◆ **Do this**
Quote exactly the lines between the line containing "Write a Python" and the line containing "ax = fig.add_axes([60", counting those two lines as part of the range. Leave the rest out.

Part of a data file
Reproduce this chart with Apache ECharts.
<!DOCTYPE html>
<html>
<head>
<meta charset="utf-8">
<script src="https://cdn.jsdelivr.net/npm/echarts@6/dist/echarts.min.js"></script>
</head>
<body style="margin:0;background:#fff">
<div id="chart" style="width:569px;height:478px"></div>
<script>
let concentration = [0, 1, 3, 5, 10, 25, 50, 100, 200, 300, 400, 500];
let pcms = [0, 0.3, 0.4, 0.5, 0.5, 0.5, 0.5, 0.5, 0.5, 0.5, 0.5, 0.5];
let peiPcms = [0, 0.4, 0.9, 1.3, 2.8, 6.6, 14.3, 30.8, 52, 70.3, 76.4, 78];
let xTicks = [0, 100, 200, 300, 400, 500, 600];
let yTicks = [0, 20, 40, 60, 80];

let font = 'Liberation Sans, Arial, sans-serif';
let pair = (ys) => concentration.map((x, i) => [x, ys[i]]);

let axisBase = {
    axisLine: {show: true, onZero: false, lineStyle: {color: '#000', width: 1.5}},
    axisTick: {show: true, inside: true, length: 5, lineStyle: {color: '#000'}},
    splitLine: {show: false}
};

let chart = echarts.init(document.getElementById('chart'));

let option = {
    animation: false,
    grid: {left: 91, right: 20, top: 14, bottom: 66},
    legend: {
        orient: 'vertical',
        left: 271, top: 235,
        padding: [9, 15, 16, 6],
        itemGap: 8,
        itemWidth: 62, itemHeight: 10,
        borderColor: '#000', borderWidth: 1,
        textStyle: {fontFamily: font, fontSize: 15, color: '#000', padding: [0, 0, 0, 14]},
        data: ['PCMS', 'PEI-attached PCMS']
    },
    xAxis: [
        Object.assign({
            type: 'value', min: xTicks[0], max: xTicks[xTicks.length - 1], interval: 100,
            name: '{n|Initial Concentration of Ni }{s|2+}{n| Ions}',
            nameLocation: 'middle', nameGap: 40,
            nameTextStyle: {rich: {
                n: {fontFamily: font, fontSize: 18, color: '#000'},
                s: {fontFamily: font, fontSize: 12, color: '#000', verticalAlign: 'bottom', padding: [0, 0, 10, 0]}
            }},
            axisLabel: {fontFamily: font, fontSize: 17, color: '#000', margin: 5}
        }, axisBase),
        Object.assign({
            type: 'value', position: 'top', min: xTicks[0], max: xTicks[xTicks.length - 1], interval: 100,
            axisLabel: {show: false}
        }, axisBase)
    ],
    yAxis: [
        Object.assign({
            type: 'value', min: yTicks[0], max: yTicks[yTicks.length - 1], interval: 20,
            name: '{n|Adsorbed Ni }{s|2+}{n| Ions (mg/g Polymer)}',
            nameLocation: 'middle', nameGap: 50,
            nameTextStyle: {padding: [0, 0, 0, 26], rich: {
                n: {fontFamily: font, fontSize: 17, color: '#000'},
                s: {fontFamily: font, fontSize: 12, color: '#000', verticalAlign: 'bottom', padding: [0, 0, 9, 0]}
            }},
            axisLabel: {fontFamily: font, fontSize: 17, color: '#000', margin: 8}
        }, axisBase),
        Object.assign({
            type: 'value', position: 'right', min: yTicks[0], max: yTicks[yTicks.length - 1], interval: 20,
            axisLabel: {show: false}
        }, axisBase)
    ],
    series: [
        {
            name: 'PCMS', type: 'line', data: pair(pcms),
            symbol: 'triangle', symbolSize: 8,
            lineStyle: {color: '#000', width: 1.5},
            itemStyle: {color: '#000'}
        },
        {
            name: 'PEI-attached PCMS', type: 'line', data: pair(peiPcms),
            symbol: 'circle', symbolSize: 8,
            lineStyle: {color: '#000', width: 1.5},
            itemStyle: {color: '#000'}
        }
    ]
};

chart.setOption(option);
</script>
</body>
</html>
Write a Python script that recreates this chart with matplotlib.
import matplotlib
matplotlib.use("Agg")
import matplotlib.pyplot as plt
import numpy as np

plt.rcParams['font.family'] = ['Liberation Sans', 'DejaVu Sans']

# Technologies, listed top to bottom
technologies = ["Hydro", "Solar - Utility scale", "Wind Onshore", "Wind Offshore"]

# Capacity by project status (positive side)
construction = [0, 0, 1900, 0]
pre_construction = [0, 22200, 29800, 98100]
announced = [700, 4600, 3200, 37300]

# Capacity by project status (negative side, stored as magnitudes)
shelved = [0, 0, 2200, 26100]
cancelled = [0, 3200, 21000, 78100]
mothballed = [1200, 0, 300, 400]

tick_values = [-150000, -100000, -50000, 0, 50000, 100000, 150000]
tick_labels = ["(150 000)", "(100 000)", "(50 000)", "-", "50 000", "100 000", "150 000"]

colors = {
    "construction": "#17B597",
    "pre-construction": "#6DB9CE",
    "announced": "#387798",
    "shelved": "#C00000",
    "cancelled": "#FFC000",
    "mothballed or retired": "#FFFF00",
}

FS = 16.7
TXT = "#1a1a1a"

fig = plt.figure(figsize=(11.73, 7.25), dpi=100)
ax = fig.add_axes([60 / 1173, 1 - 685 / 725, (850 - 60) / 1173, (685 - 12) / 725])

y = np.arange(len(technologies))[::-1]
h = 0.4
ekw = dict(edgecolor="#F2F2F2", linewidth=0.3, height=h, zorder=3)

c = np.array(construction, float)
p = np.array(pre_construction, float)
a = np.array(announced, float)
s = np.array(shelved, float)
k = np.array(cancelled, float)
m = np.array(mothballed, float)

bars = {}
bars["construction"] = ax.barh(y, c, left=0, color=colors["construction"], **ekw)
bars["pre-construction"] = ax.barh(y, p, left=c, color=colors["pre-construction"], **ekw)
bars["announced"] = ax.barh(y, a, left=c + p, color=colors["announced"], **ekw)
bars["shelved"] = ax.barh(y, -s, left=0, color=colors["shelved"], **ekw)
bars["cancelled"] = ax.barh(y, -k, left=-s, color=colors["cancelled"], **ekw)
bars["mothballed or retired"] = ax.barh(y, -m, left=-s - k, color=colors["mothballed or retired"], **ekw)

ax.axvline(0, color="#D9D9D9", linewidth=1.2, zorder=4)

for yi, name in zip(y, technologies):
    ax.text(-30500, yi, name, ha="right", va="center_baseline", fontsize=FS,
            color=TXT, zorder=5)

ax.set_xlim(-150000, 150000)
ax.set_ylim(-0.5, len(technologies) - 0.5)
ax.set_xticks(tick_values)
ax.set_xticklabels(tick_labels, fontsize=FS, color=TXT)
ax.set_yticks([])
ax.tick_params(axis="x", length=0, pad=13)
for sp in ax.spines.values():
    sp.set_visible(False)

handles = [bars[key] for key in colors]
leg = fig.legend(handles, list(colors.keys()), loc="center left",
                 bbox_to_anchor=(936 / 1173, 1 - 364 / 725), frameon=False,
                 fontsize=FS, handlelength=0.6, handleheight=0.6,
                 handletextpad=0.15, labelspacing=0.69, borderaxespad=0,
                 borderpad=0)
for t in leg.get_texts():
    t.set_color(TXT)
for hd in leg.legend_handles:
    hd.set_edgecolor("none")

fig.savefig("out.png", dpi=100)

◆ **Full response**
Write a Python script that recreates this chart with matplotlib.
import matplotlib
matplotlib.use("Agg")
import matplotlib.pyplot as plt
import numpy as np

plt.rcParams['font.family'] = ['Liberation Sans', 'DejaVu Sans']

# Technologies, listed top to bottom
technologies = ["Hydro", "Solar - Utility scale", "Wind Onshore", "Wind Offshore"]

# Capacity by project status (positive side)
construction = [0, 0, 1900, 0]
pre_construction = [0, 22200, 29800, 98100]
announced = [700, 4600, 3200, 37300]

# Capacity by project status (negative side, stored as magnitudes)
shelved = [0, 0, 2200, 26100]
cancelled = [0, 3200, 21000, 78100]
mothballed = [1200, 0, 300, 400]

tick_values = [-150000, -100000, -50000, 0, 50000, 100000, 150000]
tick_labels = ["(150 000)", "(100 000)", "(50 000)", "-", "50 000", "100 000", "150 000"]

colors = {
    "construction": "#17B597",
    "pre-construction": "#6DB9CE",
    "announced": "#387798",
    "shelved": "#C00000",
    "cancelled": "#FFC000",
    "mothballed or retired": "#FFFF00",
}

FS = 16.7
TXT = "#1a1a1a"

fig = plt.figure(figsize=(11.73, 7.25), dpi=100)
ax = fig.add_axes([60 / 1173, 1 - 685 / 725, (850 - 60) / 1173, (685 - 12) / 725])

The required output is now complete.